**Instructions to follow**
Quote the whole listing word for word. Do not include the pictures.
━━━━━━━━━━
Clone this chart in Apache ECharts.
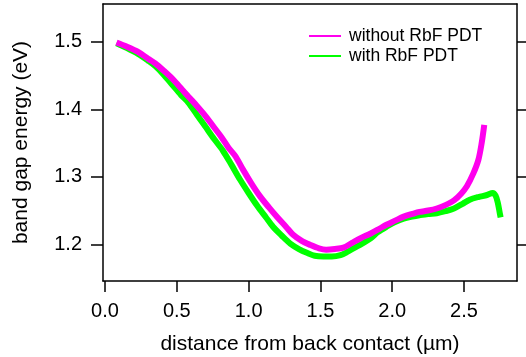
<!DOCTYPE html>
<html><head><meta charset="utf-8">
<script src="https://cdn.jsdelivr.net/npm/echarts@6/dist/echarts.min.js"></script>
<style>html,body{margin:0;padding:0;background:#fff}#c{width:526px;height:357px}</style>
</head><body><div id="c"></div>
<script>
var xTicks = [0, 0.5, 1.0, 1.5, 2.0, 2.5];
var yTicks = [1.2, 1.3, 1.4, 1.5];
var seriesNames = ['without RbF PDT', 'with RbF PDT'];

var withoutX = [0.08,0.15,0.23,0.30,0.35,0.41,0.47,0.53,0.58,0.64,0.70,0.76,0.81,0.86,0.91,0.96,1.02,1.08,1.14,1.20,1.26,1.31,1.37,1.43,1.49,1.54,1.60,1.66,1.72,1.78,1.85,1.91,1.96,2.02,2.08,2.14,2.19,2.25,2.31,2.37,2.43,2.48,2.52,2.565,2.60,2.623,2.641];
var withoutY = [1.499,1.493,1.485,1.475,1.468,1.457,1.445,1.431,1.419,1.405,1.390,1.373,1.359,1.343,1.330,1.311,1.290,1.271,1.255,1.240,1.226,1.214,1.205,1.199,1.194,1.192,1.193,1.195,1.202,1.209,1.216,1.223,1.229,1.235,1.241,1.245,1.248,1.250,1.253,1.258,1.265,1.275,1.286,1.305,1.325,1.350,1.377];

var withX = [0.08,0.15,0.23,0.30,0.35,0.41,0.47,0.53,0.58,0.64,0.70,0.76,0.82,0.88,0.94,1.00,1.06,1.12,1.17,1.23,1.29,1.35,1.41,1.46,1.52,1.58,1.64,1.69,1.73,1.79,1.85,1.90,1.96,2.02,2.08,2.14,2.19,2.25,2.31,2.37,2.43,2.49,2.54,2.60,2.66,2.70,2.72,2.735,2.75,2.755];
var withY = [1.498,1.491,1.482,1.472,1.464,1.451,1.436,1.421,1.410,1.392,1.374,1.356,1.339,1.318,1.296,1.276,1.257,1.240,1.226,1.213,1.201,1.193,1.187,1.183,1.182,1.182,1.184,1.189,1.194,1.201,1.209,1.218,1.226,1.233,1.238,1.241,1.243,1.245,1.246,1.249,1.253,1.260,1.266,1.270,1.273,1.276,1.272,1.262,1.245,1.240];

function pairs(xs, ys){ return xs.map(function(x,i){ return [x, ys[i]]; }); }

var font = 'Liberation Sans, Arial, sans-serif';
var axisLineStyle = {color:'#000', width:1.5};
var chart = echarts.init(document.getElementById('c'), null, {renderer:'canvas'});
chart.setOption({
  animation:false,
  grid:{left:103, right:9, top:4, bottom:76, containLabel:false, outerBoundsMode:'none'},
  legend:{
    data:[seriesNames[0], seriesNames[1]],
    orient:'vertical', left:304, top:21, itemGap:0,
    icon:'rect', itemWidth:32, itemHeight:2,
    textStyle:{fontFamily:font, fontSize:17.5, color:'#000', lineHeight:20, padding:[0,0,0,3]}
  },
  xAxis:[{
    type:'value', min:-0.014, max:2.869, position:'bottom',
    name:'distance from back contact (µm)', nameLocation:'middle', nameGap:53,
    nameTextStyle:{fontFamily:font, fontSize:21, color:'#000'},
    axisLine:{show:true, onZero:false, lineStyle:axisLineStyle},
    axisTick:{show:true, length:11, lineStyle:axisLineStyle, customValues:xTicks},
    axisLabel:{fontFamily:font, fontSize:20, color:'#000', margin:20, customValues:xTicks,
      formatter:function(v){return v.toFixed(1);}},
    splitLine:{show:false}
  },{
    type:'value', min:-0.014, max:2.869, position:'top',
    axisLine:{show:true, onZero:false, lineStyle:axisLineStyle},
    axisTick:{show:false}, axisLabel:{show:false}, splitLine:{show:false}
  }],
  yAxis:[{
    type:'value', min:1.1456, max:1.556, position:'left',
    name:'band gap energy (eV)', nameLocation:'middle', nameGap:71,
    nameTextStyle:{fontFamily:font, fontSize:21, color:'#000'},
    axisLine:{show:true, onZero:false, lineStyle:axisLineStyle},
    axisTick:{show:true, length:12, lineStyle:axisLineStyle, customValues:yTicks},
    axisLabel:{fontFamily:font, fontSize:20, color:'#000', margin:21, customValues:yTicks,
      formatter:function(v){return v.toFixed(1);}},
    splitLine:{show:false}
  },{
    type:'value', min:1.1456, max:1.556, position:'right',
    axisLine:{show:true, onZero:false, lineStyle:axisLineStyle},
    axisTick:{show:true, length:10, lineStyle:axisLineStyle, customValues:yTicks},
    axisLabel:{show:false}, splitLine:{show:false}
  }],
  series:[{
    name:seriesNames[1], type:'line', showSymbol:false, smooth:0.3,
    data:pairs(withX, withY), color:'#00ff00',
    lineStyle:{width:6, color:'#00ff00'}
  },{
    name:seriesNames[0], type:'line', showSymbol:false, smooth:0.3,
    data:pairs(withoutX, withoutY), color:'#ff00ee',
    lineStyle:{width:6, color:'#ff00ee'}
  }]
});
</script></body></html>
━━━━━━━━━━
**Solution**
Clone this chart in Apache ECharts.
<!DOCTYPE html>
<html><head><meta charset="utf-8">
<script src="https://cdn.jsdelivr.net/npm/echarts@6/dist/echarts.min.js"></script>
<style>html,body{margin:0;padding:0;background:#fff}#c{width:526px;height:357px}</style>
</head><body><div id="c"></div>
<script>
var xTicks = [0, 0.5, 1.0, 1.5, 2.0, 2.5];
var yTicks = [1.2, 1.3, 1.4, 1.5];
var seriesNames = ['without RbF PDT', 'with RbF PDT'];

var withoutX = [0.08,0.15,0.23,0.30,0.35,0.41,0.47,0.53,0.58,0.64,0.70,0.76,0.81,0.86,0.91,0.96,1.02,1.08,1.14,1.20,1.26,1.31,1.37,1.43,1.49,1.54,1.60,1.66,1.72,1.78,1.85,1.91,1.96,2.02,2.08,2.14,2.19,2.25,2.31,2.37,2.43,2.48,2.52,2.565,2.60,2.623,2.641];
var withoutY = [1.499,1.493,1.485,1.475,1.468,1.457,1.445,1.431,1.419,1.405,1.390,1.373,1.359,1.343,1.330,1.311,1.290,1.271,1.255,1.240,1.226,1.214,1.205,1.199,1.194,1.192,1.193,1.195,1.202,1.209,1.216,1.223,1.229,1.235,1.241,1.245,1.248,1.250,1.253,1.258,1.265,1.275,1.286,1.305,1.325,1.350,1.377];

var withX = [0.08,0.15,0.23,0.30,0.35,0.41,0.47,0.53,0.58,0.64,0.70,0.76,0.82,0.88,0.94,1.00,1.06,1.12,1.17,1.23,1.29,1.35,1.41,1.46,1.52,1.58,1.64,1.69,1.73,1.79,1.85,1.90,1.96,2.02,2.08,2.14,2.19,2.25,2.31,2.37,2.43,2.49,2.54,2.60,2.66,2.70,2.72,2.735,2.75,2.755];
var withY = [1.498,1.491,1.482,1.472,1.464,1.451,1.436,1.421,1.410,1.392,1.374,1.356,1.339,1.318,1.296,1.276,1.257,1.240,1.226,1.213,1.201,1.193,1.187,1.183,1.182,1.182,1.184,1.189,1.194,1.201,1.209,1.218,1.226,1.233,1.238,1.241,1.243,1.245,1.246,1.249,1.253,1.260,1.266,1.270,1.273,1.276,1.272,1.262,1.245,1.240];

function pairs(xs, ys){ return xs.map(function(x,i){ return [x, ys[i]]; }); }

var font = 'Liberation Sans, Arial, sans-serif';
var axisLineStyle = {color:'#000', width:1.5};
var chart = echarts.init(document.getElementById('c'), null, {renderer:'canvas'});
chart.setOption({
  animation:false,
  grid:{left:103, right:9, top:4, bottom:76, containLabel:false, outerBoundsMode:'none'},
  legend:{
    data:[seriesNames[0], seriesNames[1]],
    orient:'vertical', left:304, top:21, itemGap:0,
    icon:'rect', itemWidth:32, itemHeight:2,
    textStyle:{fontFamily:font, fontSize:17.5, color:'#000', lineHeight:20, padding:[0,0,0,3]}
  },
  xAxis:[{
    type:'value', min:-0.014, max:2.869, position:'bottom',
    name:'distance from back contact (µm)', nameLocation:'middle', nameGap:53,
    nameTextStyle:{fontFamily:font, fontSize:21, color:'#000'},
    axisLine:{show:true, onZero:false, lineStyle:axisLineStyle},
    axisTick:{show:true, length:11, lineStyle:axisLineStyle, customValues:xTicks},
    axisLabel:{fontFamily:font, fontSize:20, color:'#000', margin:20, customValues:xTicks,
      formatter:function(v){return v.toFixed(1);}},
    splitLine:{show:false}
  },{
    type:'value', min:-0.014, max:2.869, position:'top',
    axisLine:{show:true, onZero:false, lineStyle:axisLineStyle},
    axisTick:{show:false}, axisLabel:{show:false}, splitLine:{show:false}
  }],
  yAxis:[{
    type:'value', min:1.1456, max:1.556, position:'left',
    name:'band gap energy (eV)', nameLocation:'middle', nameGap:71,
    nameTextStyle:{fontFamily:font, fontSize:21, color:'#000'},
    axisLine:{show:true, onZero:false, lineStyle:axisLineStyle},
    axisTick:{show:true, length:12, lineStyle:axisLineStyle, customValues:yTicks},
    axisLabel:{fontFamily:font, fontSize:20, color:'#000', margin:21, customValues:yTicks,
      formatter:function(v){return v.toFixed(1);}},
    splitLine:{show:false}
  },{
    type:'value', min:1.1456, max:1.556, position:'right',
    axisLine:{show:true, onZero:false, lineStyle:axisLineStyle},
    axisTick:{show:true, length:10, lineStyle:axisLineStyle, customValues:yTicks},
    axisLabel:{show:false}, splitLine:{show:false}
  }],
  series:[{
    name:seriesNames[1], type:'line', showSymbol:false, smooth:0.3,
    data:pairs(withX, withY), color:'#00ff00',
    lineStyle:{width:6, color:'#00ff00'}
  },{
    name:seriesNames[0], type:'line', showSymbol:false, smooth:0.3,
    data:pairs(withoutX, withoutY), color:'#ff00ee',
    lineStyle:{width:6, color:'#ff00ee'}
  }]
});
</script></body></html>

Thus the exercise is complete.